What you need to do =
Select every line containing the word "page" from the material, and copy those lines.
-=-=-
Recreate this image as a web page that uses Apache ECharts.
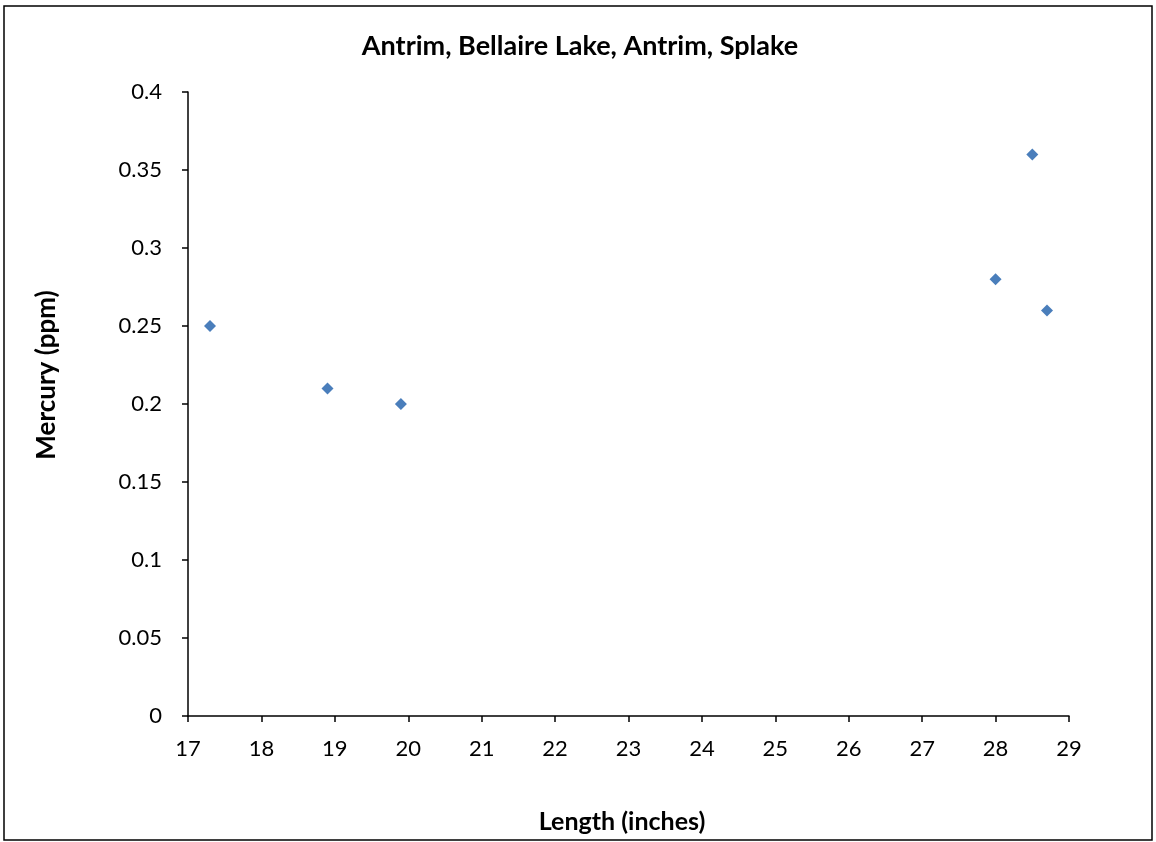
<!DOCTYPE html>
<html>
<head>
<meta charset="utf-8">
<script src="https://cdn.jsdelivr.net/npm/echarts@6/dist/echarts.min.js"></script>
<style>html,body{margin:0;padding:0;background:#fff}#c{width:1156px;height:842px}</style>
</head>
<body>
<div id="c"></div>
<script>
const lengths = [17.3, 18.9, 19.9, 28.0, 28.5, 28.7];
const mercury = [0.25, 0.21, 0.20, 0.28, 0.36, 0.26];
const titleText = 'Antrim, Bellaire Lake, Antrim, Splake';
const xName = 'Length (inches)';
const yName = 'Mercury (ppm)';

const FONT = 'Lato';
const chart = echarts.init(document.getElementById('c'));
chart.setOption({
  animation: false,
  backgroundColor: '#fff',
  textStyle: {fontFamily: FONT},
  graphic: [{
    type: 'rect', shape: {x: 4, y: 6, width: 1148, height: 834},
    style: {fill: 'none', stroke: '#000', lineWidth: 1.5}, z: 100
  }, {
    type: 'text', x: 580, y: 46,
    style: {text: titleText, fontSize: 27, fontWeight: 'bold', fontFamily: FONT, fill: '#000',
      align: 'center', verticalAlign: 'middle'}
  }, {
    type: 'text', x: 47, y: 375, rotation: Math.PI / 2,
    style: {text: yName, fontSize: 26, fontWeight: 'bold', fontFamily: FONT, fill: '#000',
      align: 'center', verticalAlign: 'middle'}
  }, {
    type: 'text', x: 622, y: 822,
    style: {text: xName, fontSize: 25, fontWeight: 'bold', fontFamily: FONT, fill: '#000',
      align: 'center', verticalAlign: 'middle'}
  }],
  grid: {left: 188, right: 87, top: 92, bottom: 126, containLabel: false},
  xAxis: {
    type: 'value', min: 17, max: 29, interval: 1,
    axisLine: {lineStyle: {color: '#000', width: 1.5}},
    axisTick: {show: true, length: 6, lineStyle: {color: '#000', width: 1.5}},
    axisLabel: {fontSize: 22, color: '#000', margin: 22, fontFamily: FONT},
    splitLine: {show: false}
  },
  yAxis: {
    type: 'value', min: 0, max: 0.4, interval: 0.05,
    axisLine: {show: true, lineStyle: {color: '#000', width: 1.5}},
    axisTick: {show: true, length: 6, lineStyle: {color: '#000', width: 1.5}},
    axisLabel: {fontSize: 22, color: '#000', margin: 26, fontFamily: FONT,
      formatter: v => String(Math.round(v * 100) / 100)},
    splitLine: {show: false}
  },
  series: [{
    type: 'scatter',
    data: lengths.map((x, i) => [x, mercury[i]]),
    symbol: 'diamond', symbolSize: 12,
    itemStyle: {color: '#4A7EBB', opacity: 1}
  }]
});
</script>
</body>
</html>
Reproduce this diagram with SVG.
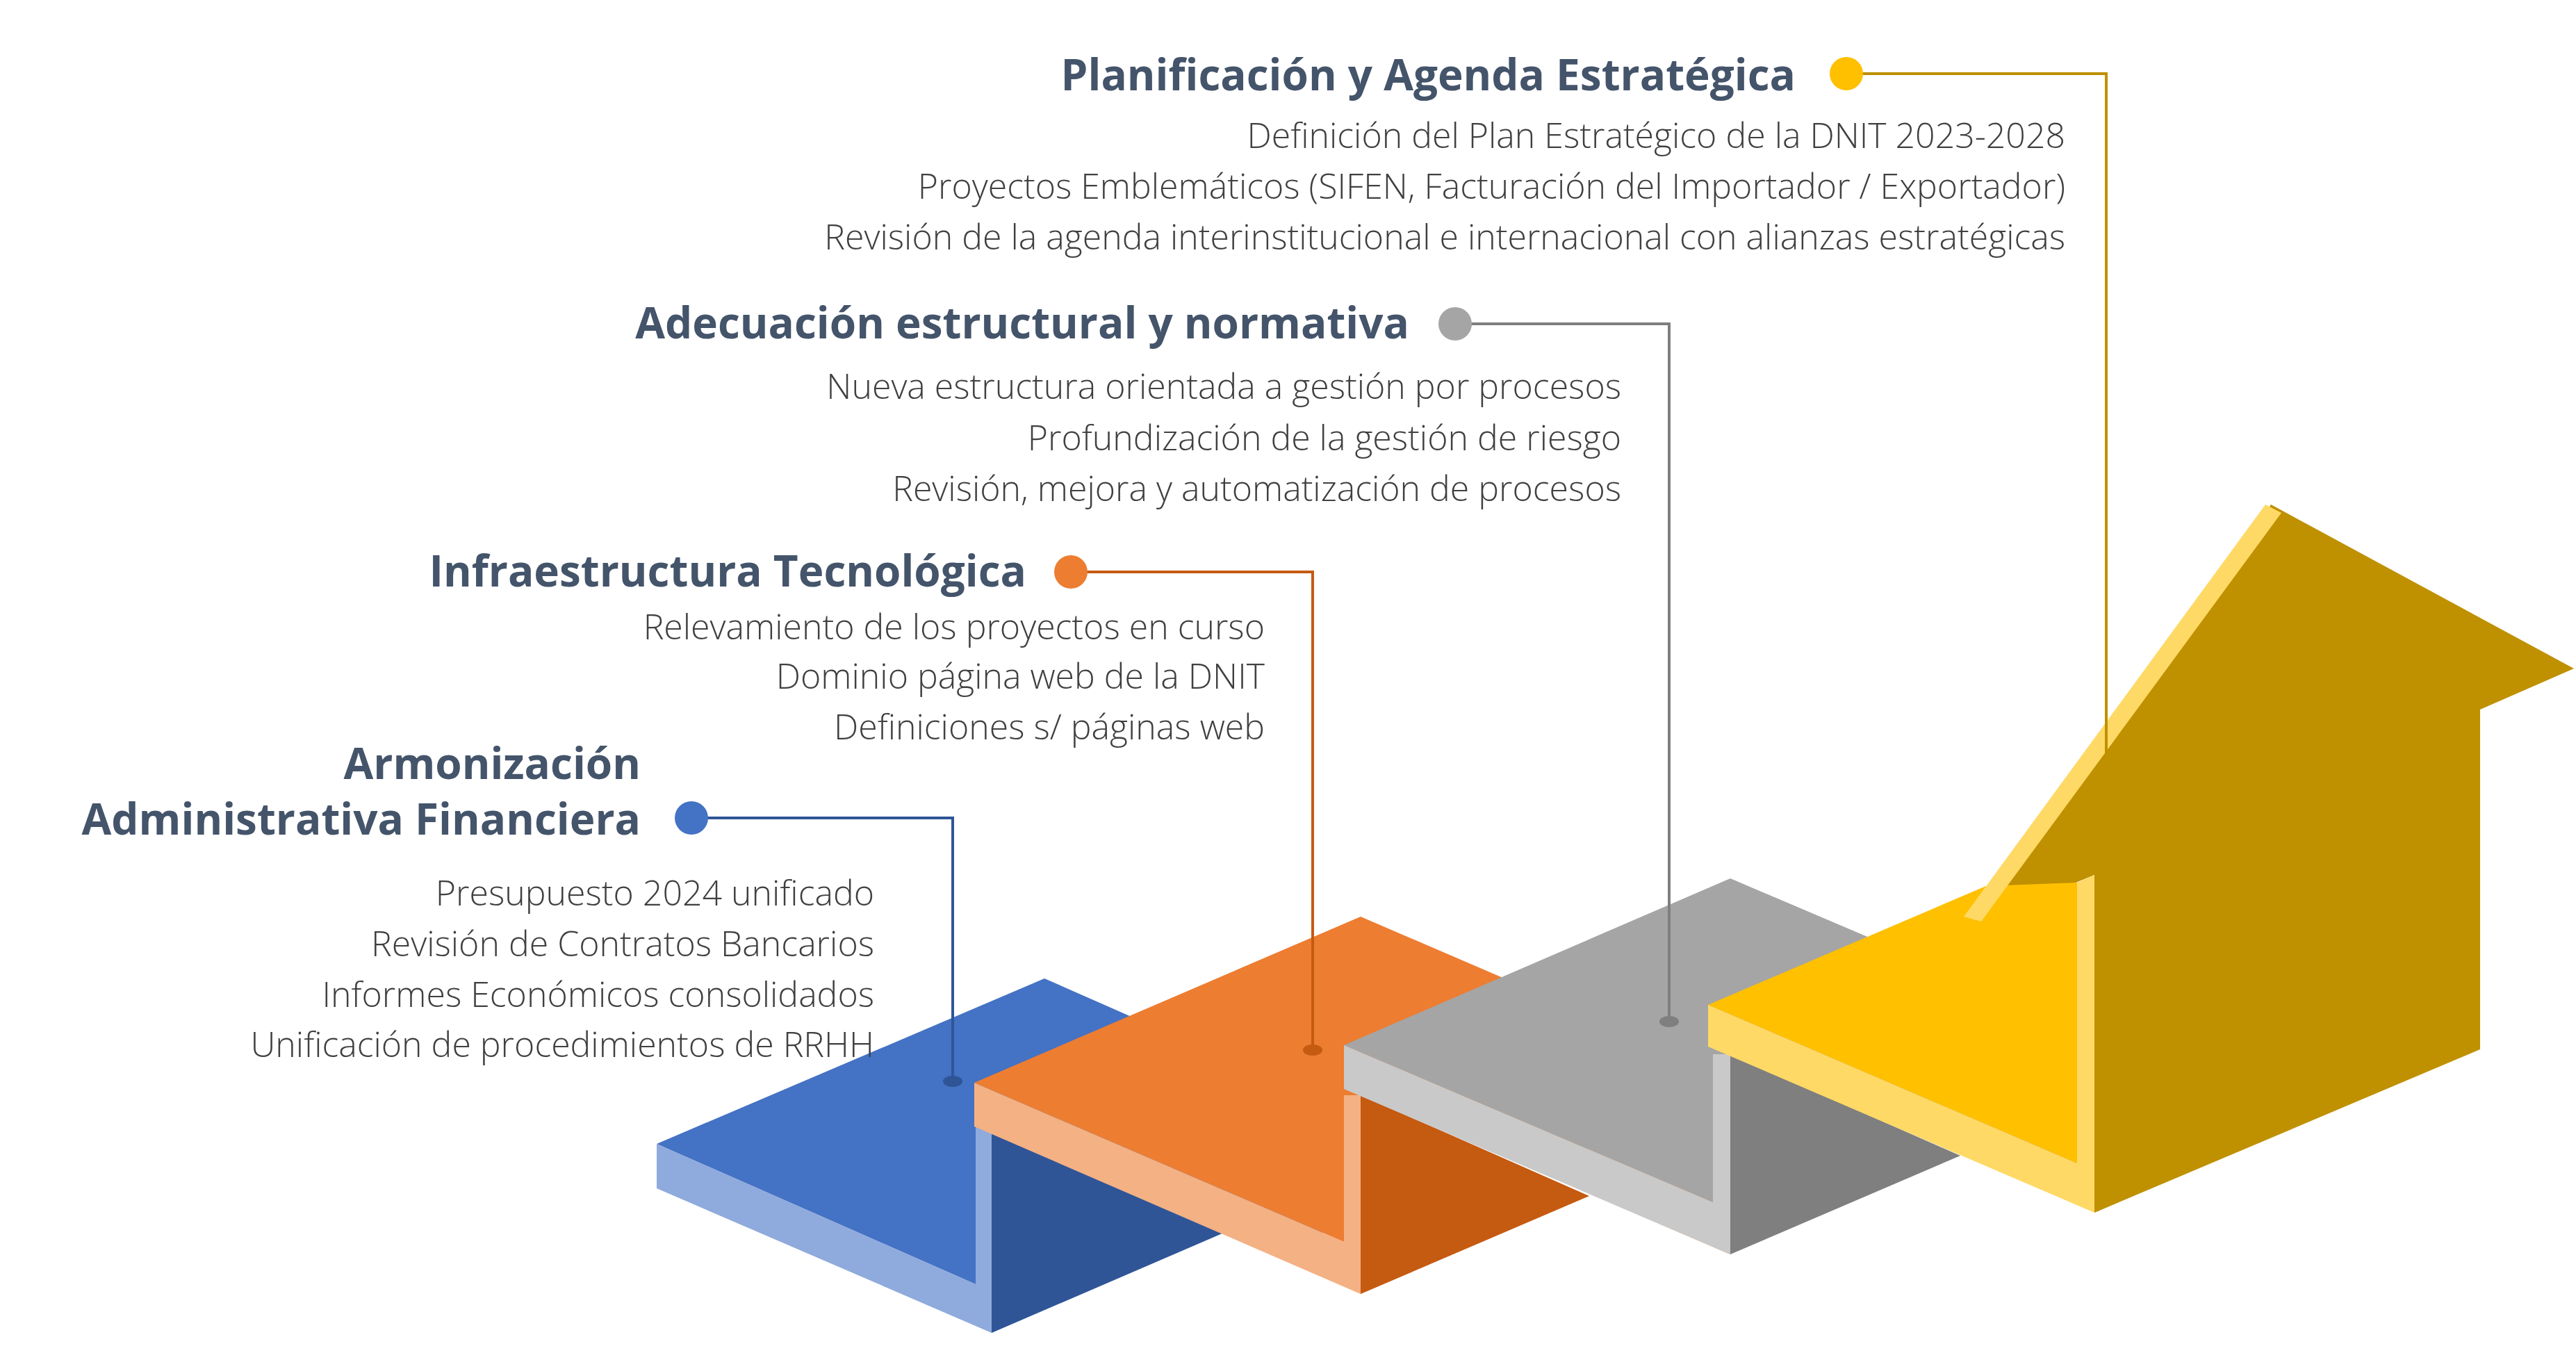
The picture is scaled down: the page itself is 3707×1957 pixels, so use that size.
-=-=-
Result for this task =
Recreate this image as a web page that uses Apache ECharts.
The picture is scaled down: the page itself is 3707×1957 pixels, so use that size.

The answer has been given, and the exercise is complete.